Gedenken an NS-Verbrechen in Polen: Angehörige der Sobibor-Opfer empört

Im früheren deutschen Vernichtungslager musste jetzt das kleine Museum geschlossen werden. Der Staat will die Gedenkstätte erst 2013 übernehmen.

Die frühere Bahnstation in Sobibor. Bild: reuters

WARSCHAU taz | "Die Deutschen bauen sich ein schickes Holocaustmahnmal in Berlin und denken, damit ist die Sache erledigt", empört sich Marek Bem, langjähriger Leiter der Gedenkstätte Sobibor in Südostpolen. "Für die Mordstätten in den Sümpfen Osteuropas interessiert sich kein deutscher Politiker und kein Botschafter."

Vor wenigen Tagen musste Bem die Ausstellung "Vernichtungslager Sobibor" schließen. Vier Mitarbeiter der Gedenkstätte mussten entlassen werden. Es ist kein Geld mehr da. Zwar hatte das Kulturministerium in Polens Hauptstadt Warschau versprochen, die Gedenkstätte zum 1. Mai zu übernehmen, machte aber einen Rückzieher, als die Kreisverwaltung in Wlodawa die Rechnung für Investitionen der letzten Jahre auf den Tisch legte.

"Wenn wir hier ein paar Monate lang keinen Handschlag tun, holt sich die Natur das Gelände zurück", erklärt Bem. "Dann wird es hier nur noch Wald und Sumpf geben." Als Zeuge des Massenmords an über 200.000 Juden würde allein das rostzerfressene Schild "Sobibor" an der Bahnrampe bleiben.

Verschwinden würden die Mahnmale auf dem zehn Hektar großen Gelände, die immer wieder mit Kies aufgeschütteten Wege durch den Sumpf, am Ende auch das Blockhaus mit der ständigen Ausstellung.
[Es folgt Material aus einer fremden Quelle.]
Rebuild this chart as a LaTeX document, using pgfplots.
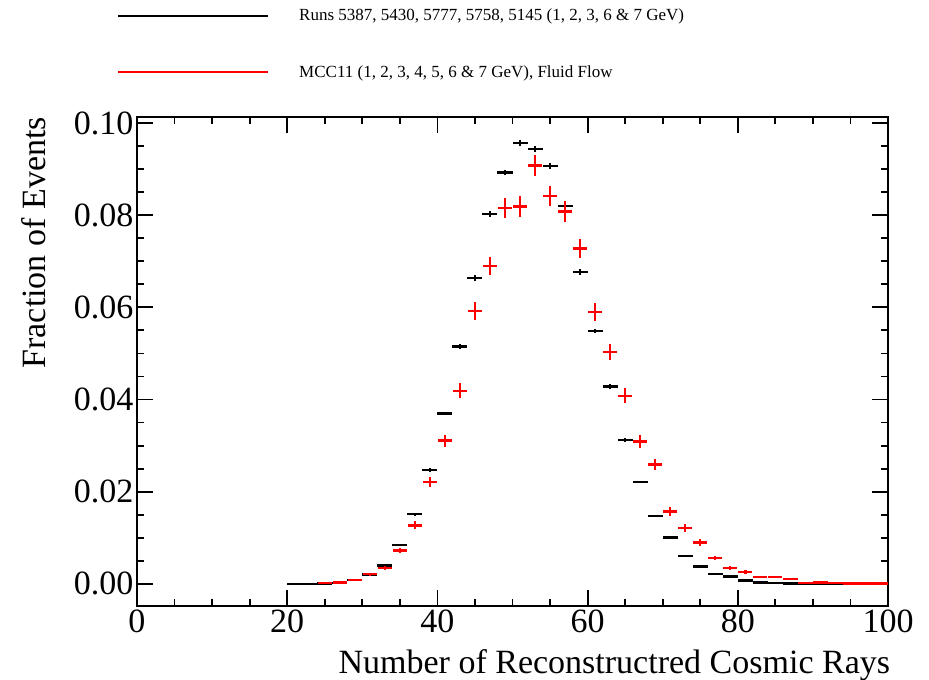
\documentclass[border=0pt]{standalone}
\usepackage{fontspec}
\setmainfont{Liberation Serif}
\usepackage{pgfplots}
\usepackage{pgfplotstable}
\pgfplotsset{compat=1.18}

% data runs: bin centre, fraction, error
\pgfplotstableread{
x y ey
21 0.0000 0
23 0.0000 0
25 0.0001 0
27 0.0002 0
29 0.0008 0.0001
31 0.0020 0.0001
33 0.0040 0.0002
35 0.0085 0.0002
37 0.0151 0.0003
39 0.0247 0.0004
41 0.0370 0.0004
43 0.0515 0.0005
45 0.0664 0.0006
47 0.0803 0.0006
49 0.0893 0.0006
51 0.0957 0.0006
53 0.0943 0.0006
55 0.0907 0.0006
57 0.0820 0.0006
59 0.0677 0.0006
61 0.0549 0.0005
63 0.0428 0.0005
65 0.0312 0.0004
67 0.0221 0.0003
69 0.0147 0.0002
71 0.0101 0.0002
73 0.0061 0.0001
75 0.0038 0.0001
77 0.0022 0
79 0.0016 0
81 0.0007 0
83 0.0003 0
85 0.0002 0
87 0.0001 0
89 0.0001 0
91 0.0001 0
93 0.0000 0
95 0.0000 0
97 0.0000 0
99 0.0000 0
}\datatab

% MCC11 simulation
\pgfplotstableread{
x y ey
25 0.0002 0.0001
27 0.0003 0.0001
29 0.0008 0.0002
31 0.0021 0.0003
33 0.0035 0.0004
35 0.0072 0.0006
37 0.0127 0.0009
39 0.0221 0.0011
41 0.0311 0.0013
43 0.0419 0.0016
45 0.0592 0.0019
47 0.0690 0.0020
49 0.0815 0.0022
51 0.0819 0.0022
53 0.0908 0.0023
55 0.0842 0.0022
57 0.0808 0.0022
59 0.0728 0.0021
61 0.0590 0.0019
63 0.0503 0.0017
65 0.0408 0.0016
67 0.0309 0.0014
69 0.0259 0.0012
71 0.0157 0.0010
73 0.0121 0.0008
75 0.0090 0.0007
77 0.0056 0.0005
79 0.0035 0.0004
81 0.0026 0.0004
83 0.0015 0.0003
85 0.0015 0.0003
87 0.0010 0.0002
89 0.0002 0.0001
91 0.0003 0.0001
93 0.0002 0
95 0.0001 0
97 0.0001 0
99 0.0001 0
}\mcctab

\begin{document}
\begin{tikzpicture}
\useasboundingbox (-137pt,-74pt) rectangle (792pt,606pt);
\begin{axis}[
  scale only axis, width=751pt, height=489pt,
  xmin=0, xmax=100, ymin=-0.0048, ymax=0.1013,
  xtick={0,20,40,60,80,100}, minor x tick num=3,
  ytick={0,0.02,0.04,0.06,0.08,0.1}, minor y tick num=3,
  yticklabel style={/pgf/number format/.cd,fixed,fixed zerofill,precision=2},
  /pgf/number format/assume math mode=true,
  tick label style={font=\fontsize{34}{37}\selectfont},
  label style={font=\fontsize{34}{37}\selectfont},
  scaled y ticks=false,
  major tick length=16pt, minor tick length=7pt,
  axis line style={line width=1.8pt},
  every tick/.style={black,line width=1.8pt},
  xlabel={Number of Reconstructred Cosmic Rays},
  xlabel style={at={(axis description cs:1.003,-0.088)},anchor=north east,inner sep=0pt},
  ylabel={Fraction of Events},
  ylabel style={at={(axis description cs:-0.1538,1.0)},anchor=north east,inner sep=0pt},
  clip=false,
  legend style={draw=none,fill=none,at={(axis description cs:-0.0266,1.221)},
    anchor=north west,inner sep=0pt,row sep=43pt,
    font=\fontsize{17}{20}\selectfont,cells={anchor=west},nodes={inner sep=0pt},
    /tikz/every odd column/.append style={column sep=30pt}},
]
\addplot[draw=none,mark=none,
  legend image code/.code={\draw[black,line width=2pt](0pt,0pt)--(150pt,0pt);},
  error bars/.cd,x dir=both,x fixed=1,y dir=both,y explicit,error mark=none,
  error bar style={draw=black,line width=2.4pt}]
  table[x=x,y=y,y error=ey]{\datatab};
\addlegendentry{Runs 5387, 5430, 5777, 5758, 5145 (1, 2, 3, 6 \& 7 GeV)}
\addplot[draw=none,mark=none,
  legend image code/.code={\draw[red,line width=2pt](0pt,0pt)--(150pt,0pt);},
  error bars/.cd,x dir=both,x fixed=0.95,y dir=both,y explicit,error mark=none,
  error bar style={draw=red,line width=2.4pt}]
  table[x=x,y=y,y error=ey]{\mcctab};
\addlegendentry{MCC11 (1, 2, 3, 4, 5, 6 \& 7 GeV), Fluid Flow}
\end{axis}
\end{tikzpicture}
\end{document}
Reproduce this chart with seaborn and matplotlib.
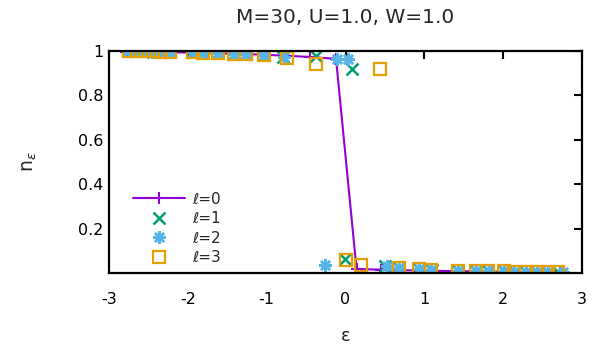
import numpy as np
import pandas as pd
import matplotlib
matplotlib.use("Agg")
import matplotlib.pyplot as plt
import seaborn as sns

# ---- data ----
e0 = [-2.78, -2.68, -2.57, -2.46, -2.35, -2.22, -1.95, -1.80, -1.62, -1.41, -1.25, -1.03, -0.77, -0.45, -0.12,
      0.14, 0.45, 0.68, 0.93, 1.10, 1.43, 1.66, 1.82, 2.01, 2.15, 2.30, 2.44, 2.58, 2.72]
n0 = [0.997, 0.996, 0.996, 0.995, 0.995, 0.994, 0.993, 0.992, 0.990, 0.988, 0.986, 0.983, 0.979, 0.973, 0.965,
      0.018, 0.015, 0.013, 0.011, 0.010, 0.008, 0.007, 0.006, 0.005, 0.005, 0.004, 0.004, 0.003, 0.003]

e1 = [-2.76, -2.65, -2.55, -2.44, -2.34, -2.23, -1.95, -1.81, -1.62, -1.42, -1.26, -1.04, -0.79, -0.38, 0.08,
      -0.01, 0.50, 0.68, 0.93, 1.10, 1.43, 1.66, 1.81, 2.01, 2.15, 2.29, 2.43, 2.57, 2.70]
n1 = [0.999, 0.998, 0.998, 0.997, 0.997, 0.996, 0.995, 0.993, 0.991, 0.988, 0.985, 0.981, 0.975, 0.978, 0.92,
      0.065, 0.030, 0.022, 0.018, 0.015, 0.011, 0.009, 0.008, 0.007, 0.006, 0.005, 0.005, 0.004, 0.004]

e2 = [-2.76, -2.66, -2.55, -2.45, -2.35, -2.23, -1.94, -1.80, -1.62, -1.41, -1.26, -1.03, -0.78, -0.11, 0.03,
      -0.26, 0.53, 0.68, 0.93, 1.09, 1.43, 1.66, 1.82, 2.01, 2.14, 2.29, 2.43, 2.57, 2.76]
n2 = [0.999, 0.998, 0.998, 0.997, 0.997, 0.996, 0.995, 0.993, 0.991, 0.988, 0.985, 0.981, 0.972, 0.965, 0.962,
      0.038, 0.030, 0.022, 0.018, 0.015, 0.011, 0.009, 0.008, 0.007, 0.006, 0.005, 0.005, 0.004, 0.003]

e3 = [-2.75, -2.65, -2.54, -2.44, -2.34, -2.23, -1.94, -1.81, -1.62, -1.41, -1.26, -1.03, -0.74, -0.37, 0.44,
      0.01, 0.20, 0.68, 0.93, 1.09, 1.43, 1.66, 1.81, 2.01, 2.14, 2.29, 2.43, 2.57, 2.70]
n3 = [0.999, 0.999, 0.998, 0.998, 0.997, 0.997, 0.994, 0.993, 0.991, 0.987, 0.985, 0.980, 0.967, 0.943, 0.92,
      0.060, 0.036, 0.022, 0.018, 0.015, 0.011, 0.009, 0.008, 0.007, 0.006, 0.005, 0.005, 0.004, 0.004]

labels = ["\u2113=0", "\u2113=1", "\u2113=2", "\u2113=3"]
xticks = [-3, -2, -1, 0, 1, 2, 3]
xticklabels = ["-3", "-2", "-1", "0", "1", "2", "3"]
yticks = [0.2, 0.4, 0.6, 0.8, 1.0]
yticklabels = ["0.2", "0.4", "0.6", "0.8", "1"]
title = "M=30, U=1.0, W=1.0"

# ---- style ----
sns.set_style("white")
plt.rcParams["font.family"] = ["DejaVu Sans"]
plt.rcParams["axes.unicode_minus"] = False

c0, c1, c2, c3 = "#9400d3", "#009e73", "#56b4e9", "#e69f00"

fig = plt.figure(figsize=(6.12, 3.49), dpi=100)
ax = fig.add_axes([109/612, 1-273/349, (582-109)/612, (273-51)/349])

sns.lineplot(x=e0, y=n0, ax=ax, sort=False, estimator=None, color=c0, lw=1.5,
             marker="+", ms=9, mew=1.5, mec=c0, label=labels[0])
sns.lineplot(x=e1, y=n1, ax=ax, sort=False, estimator=None, color=c1, linestyle="",
             marker="x", ms=8, mew=1.8, mec=c1, label=labels[1])
sns.lineplot(x=e2, y=n2, ax=ax, sort=False, estimator=None, color=c2, linestyle="",
             marker=(8, 2, 0), ms=9, mew=1.8, mec=c2, label=labels[2])
sns.lineplot(x=e3, y=n3, ax=ax, sort=False, estimator=None, color=c3, linestyle="",
             marker="s", ms=8, mew=1.6, mec=c3, mfc="none", label=labels[3])

ax.set_xlim(-3, 3)
ax.set_ylim(0, 1)
ax.set_xticks(xticks)
ax.set_xticklabels(xticklabels)
ax.set_yticks(yticks)
ax.set_yticklabels(yticklabels)
ax.tick_params(direction="in", length=6, width=1.5, top=True, right=True,
               labelsize=11.5, colors="black")
ax.tick_params(axis="x", pad=14)
ax.tick_params(axis="y", pad=4)
for s in ax.spines.values():
    s.set_linewidth(1.6)
    s.set_color("black")
    s.set_visible(True)

ax.set_title(title, fontsize=14.5, pad=20)
ax.set_xlabel("\u03b5", fontsize=13, labelpad=14)
ax.set_ylabel("n$_\u03b5$", fontsize=13.5, labelpad=28)

leg = ax.legend(loc="lower left", bbox_to_anchor=(0.035, 0.0), frameon=False, fontsize=11,
                handlelength=3.4, handletextpad=0.45, labelspacing=0.3, borderaxespad=0.1)

fig.savefig("out.png", dpi=100)
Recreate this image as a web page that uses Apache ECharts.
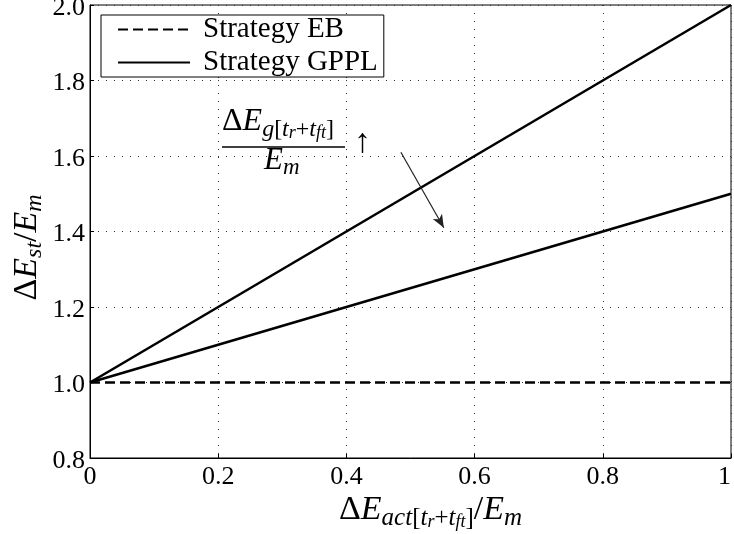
<!DOCTYPE html>
<html>
<head>
<meta charset="utf-8">
<script src="https://cdn.jsdelivr.net/npm/echarts@6/dist/echarts.min.js"></script>
<style>
  html, body { margin: 0; padding: 0; background: #fff; }
  #chart { width: 734px; height: 534px; }
</style>
</head>
<body>
<div id="chart"></div>
<script>
// data
var xValues = [0, 1];
var ebValues = [1.0, 1.0];
var gpplHigh = [1.0, 2.0];
var gpplLow = [1.0, 1.5];
var xTicks = [0, 0.2, 0.4, 0.6, 0.8, 1];
var yTicks = [0.8, 1.0, 1.2, 1.4, 1.6, 1.8, 2.0];
// arrow showing direction of increasing ΔE_g/E_m
var arrowFrom = [0.485, 1.61];
var arrowTo = [0.552, 1.41];

var serif = '"Liberation Serif", "DejaVu Serif", serif';

function pairs(xs, ys) {
  return xs.map(function (x, i) { return [x, ys[i]]; });
}

function mathStyles(main, sub, subsub) {
  return {
    m: { fontFamily: serif, fontStyle: 'italic', fontSize: main, color: '#000' },
    u: { fontFamily: serif, fontSize: main, color: '#000' },
    s: { fontFamily: serif, fontStyle: 'italic', fontSize: sub, color: '#000', verticalAlign: 'bottom', padding: [Math.round(main * 0.45), 0, 0, 0] },
    ss: { fontFamily: serif, fontStyle: 'italic', fontSize: subsub, color: '#000', verticalAlign: 'bottom', padding: [Math.round(main * 0.7), 0, 0, 0] },
    sn: { fontFamily: serif, fontSize: sub, color: '#000', verticalAlign: 'bottom', padding: [Math.round(main * 0.45), 0, 0, 0] }
  };
}

var chart = echarts.init(document.getElementById('chart'));

var option = {
  animation: false,
  grid: {
    left: 90, right: 3, top: 5, bottom: 76,
    outerBoundsMode: 'none',
    containLabel: false,
    show: true, borderColor: '#000', borderWidth: 1
  },
  legend: {
    left: 101, top: 15,
    orient: 'vertical',
    itemWidth: 72, itemHeight: 14, itemGap: 4,
    padding: [0, 6, 0, 16],
    borderColor: '#000', borderWidth: 1,
    backgroundColor: '#fff',
    itemStyle: { opacity: 0 },
    textStyle: { fontFamily: serif, fontSize: 29, lineHeight: 29, color: '#000', padding: [0, 0, 0, 8] },
    data: ['Strategy EB', 'Strategy GPPL']
  },
  xAxis: {
    type: 'value', min: 0, max: 1, interval: 0.2,
    name: '{u|Δ}{m|E}{s|act}{sn|[}{s|t}{ss|r}{sn|+}{s|t}{ss|ft}{sn|]}{u|/}{m|E}{s|m}',
    nameLocation: 'middle', nameGap: 31, nameMoveOverlap: false,
    nameTextStyle: { rich: mathStyles(34, 25, 18), padding: [0, 0, 0, 40] },
    axisLine: { show: true, onZero: false, lineStyle: { color: '#000', width: 1 } },
    axisTick: { show: true, inside: true, length: 4, lineStyle: { color: '#000' } },
    axisLabel: {
      fontFamily: serif, fontSize: 26, color: '#000', margin: 6,
      alignMaxLabel: 'right',
      formatter: function (v) { return (v === 0 || v === 1) ? String(v) : v.toFixed(1); }
    },
    splitLine: { show: true, lineStyle: { color: '#333', type: [1, 7], width: 1 } }
  },
  yAxis: {
    type: 'value', min: 0.8, max: 2.0, interval: 0.2,
    name: '{u|Δ}{m|E}{s|st}{u|/}{m|E}{s|m}',
    nameLocation: 'middle', nameGap: 43, nameRotate: 90, nameMoveOverlap: false,
    nameTextStyle: { rich: mathStyles(34, 24, 18), padding: [0, 32, 0, 0] },
    axisLine: { show: true, onZero: false, lineStyle: { color: '#000', width: 1 } },
    axisTick: { show: true, inside: true, length: 4, lineStyle: { color: '#000' } },
    axisLabel: {
      color: '#000', margin: 5,
      formatter: function (v) { return '{v|' + v.toFixed(1) + '}'; },
      rich: { v: { fontFamily: serif, fontSize: 26, color: '#000', padding: [6, 0, 0, 0] } }
    },
    splitLine: { show: true, lineStyle: { color: '#333', type: [1, 7], width: 1 } }
  },
  series: [
    {
      name: 'Strategy EB', type: 'line', symbol: 'none',
      data: pairs(xValues, ebValues),
      lineStyle: { color: '#000', width: 2.6, type: [10, 5] },
      itemStyle: { color: '#000' },
      z: 3
    },
    {
      name: 'Strategy GPPL', type: 'line', symbol: 'none',
      data: pairs(xValues, gpplHigh),
      lineStyle: { color: '#000', width: 2.6 },
      itemStyle: { color: '#000' },
      z: 3
    },
    {
      name: 'Strategy GPPL', type: 'line', symbol: 'none',
      data: pairs(xValues, gpplLow),
      lineStyle: { color: '#000', width: 2.6 },
      itemStyle: { color: '#000' },
      z: 3,
      markLine: {
        silent: true,
        symbol: ['none', 'arrow'],
        symbolSize: [8, 13],
        label: { show: false },
        lineStyle: { color: '#222', width: 1.2, type: 'solid' },
        data: [[{ coord: arrowFrom }, { coord: arrowTo }]]
      }
    }
  ],
  graphic: [
    {
      type: 'text', left: 222, top: 106, z: 10,
      style: {
        text: '{u|Δ}{m|E}{s|g}{sn|[}{s|t}{ss|r}{sn|+}{s|t}{ss|ft}{sn|]}',
        rich: mathStyles(32, 24, 18)
      }
    },
    {
      type: 'line', z: 10,
      shape: { x1: 222, y1: 147, x2: 345, y2: 147 },
      style: { stroke: '#000', lineWidth: 1.5 }
    },
    {
      type: 'text', left: 264, top: 145, z: 10,
      style: {
        text: '{m|E}{s|m}',
        rich: mathStyles(31, 23, 17)
      }
    },
    {
      type: 'text', left: 354, top: 126, z: 10,
      style: { text: '↑', fontFamily: serif, fontSize: 34, fill: '#000' }
    }
  ]
};

chart.setOption(option);
</script>
</body>
</html>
Schlimm sei dies insbesondere für die wenigen Überlebenden und die Opferangehörigen. "Sie kommen hierher, um der Toten zu gedenken."

In Wlodawa, erzählt Bem, lebten vor dem Krieg vor allem Juden. Die Deutschen hätten nicht nur die Menschen in den KZs ermordet, sondern auch die jüdische Kultur vernichtet. Das Regionalmuseum in Wlodawa zeige Leben und Tod. Auf der einen Seite stünden die beiden großen Synagogen, die in den letzten Jahren restauriert worden seien, auf der anderen Seite das ehemalige deutsche Vernichtungslager Sobibor. "Es wäre besser, den gesamten Komplex wieder in den staatlichen Museums- und Gedenkstätten-Verband einzugliedern", ist Bem überzeugt.

Abspaltung der Gedenkstätte

Geplant ist nun eine Abspaltung der Gedenkstätte vom Regionalmuseum in Wlodawa. Die Gedenkstätte soll neu gestaltet werden. Dazu sind erheblich mehr Mittel nötig, als sie der Kreis aufbringen könnte. Auch soll die Öffnungszeit des Museums, bisher Mai bis Anfang Oktober, verlängert werden.

Piotr Zuchowski, der für die misslungene Transaktion verantwortliche Landesdenkmalschützer im Warschauer Kulturministerium, ist für Journalisten nicht zu sprechen, die Pressesprecherin verweist auf die Website. Dort heisst es lakonisch: Der Staat beabsichtige, die Gedenkstätte Sobibor zum 1. Januar 2013 zu übernehmen. Bis dahin solle sie an die Gedenkstätte Majdanek angegliedert werden.

Dariusz Pawlos, der Direktor der Stiftung für Deutsch-Polnische Aussöhnung, hofft, dass sich die finanziellen Probleme bald lösen lassen. Er blickt in die Zukunft. "Die Stiftung wird federführend bei der Neugestaltung der Gedenkstätte sein. Erst neuere Forschungen haben gezeigt, wo die Asche der Opfer in Sobibor liegt." So sei das große Mausoleum an einer Stelle errichtet worden, wo keine Asche liege, umgekehrt würden die Wege in der Gedenkstätte, die zu den Mahn- und Denkmalen führen, über tieferliegende Ascheschichten führen. "Das darf so nicht sein. Wir müssen genau wissen, wo die Gaskammern und Krematorien waren. Wir müssen wissen, wo die Ascheberge liegen".

Die teuren Forschungen mit Bodenaufnahmen aus der Luft und archäologischen Grabungen hätten bereits begonnen. Sie würden von Polen, Israel, den Niederlanden und der Slowakei finanziert. Im Oktober 2013, zum 70. Jahrestag des Aufstandes im KZ Sobibor und seiner anschließenden Liquidierung im Oktober 1943, sollen die Arbeiten abgeschlossen sein. Dann soll die Gedenkstätte neu eröffnet werden.